Oct 20  A German submarine stops a British freighter, the Glitra, on its way to Norway with coal, oil and steel plate. The Glitra's crew is ordered into lifeboats. Then the Germans open the ship's sea valves and the ship sinks. It's the first British merchant ship sunk in the war.

Oct 25  The destroyer HMS Badger, becomes the first British ship to report a successful attack on a German submarine. It rammed the submarine which then submerged.

Nov 1  Russia declares war on Turkey.

Nov 5  Britain and France declare war on Turkey.

Nov 7  Germany's colonial troops at Qingdao surrender to the Japanese.

Nov 22  Fighting the Ottoman Empire, British and India troops win the Battle of Basra (in Iraq). The British-led force suffers less than 500 casualties and Turk casualties are estimated as greater than 1,000.

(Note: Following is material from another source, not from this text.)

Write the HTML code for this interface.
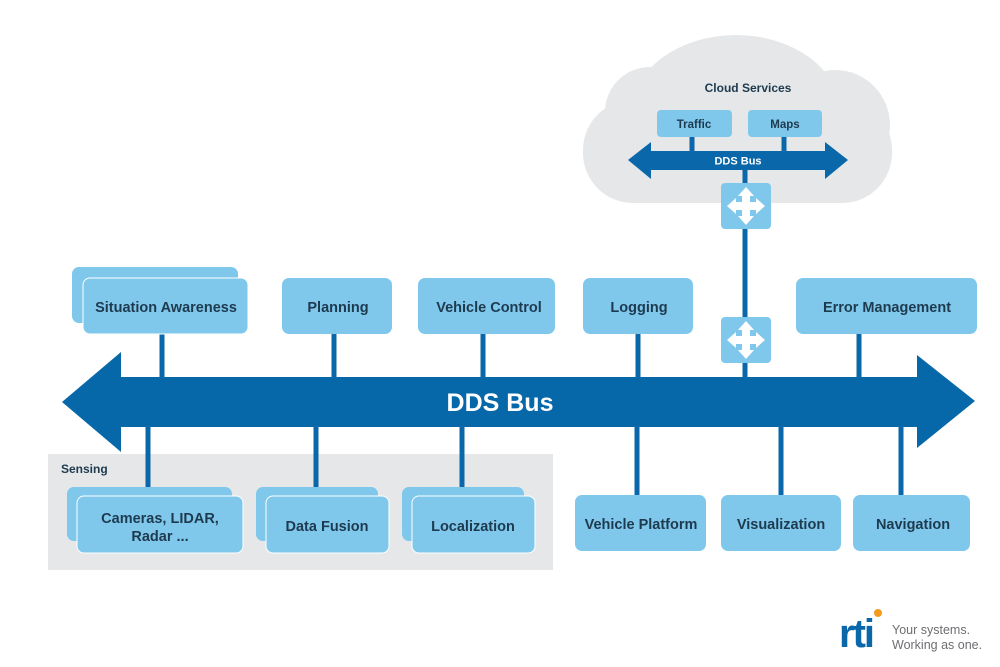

Nov 22  The United States withdraws from Veracruz.

Nov 22  The Battle of Ypres ends after 34 days. The French have lost from 50,000 to 85,000 killed, the British 7,960 killed, and the Germans 19,530 killed. These deaths and the many other deaths already suffered by Germany is hardening the attitudes of German civilians against anything but defeating the enemy militarily.

Nov 23  Benito Mussolini is excited about the manliness, heroism and drama of war. He supports Italy participating in the Great War and is expelled from the Italian Socialist Party.

Dec 3  Serbian Army forces Austria-Hungary's army out of Serbia, demonstrating that Russia's intervention on Serbia's behalf on July 30 was not needed. (If Russia had not intervened the war between Serbia and Austria-Hungary might not have spread to include Germany, France and Britain.)

Dec 25  At places along the Western Front, German and Allied troops sing Christmas songs. Hearing the singing from the other side they venture across no man's land to visit and exchange friendship and gifts. Military commands are shocked and order no more fraternizing.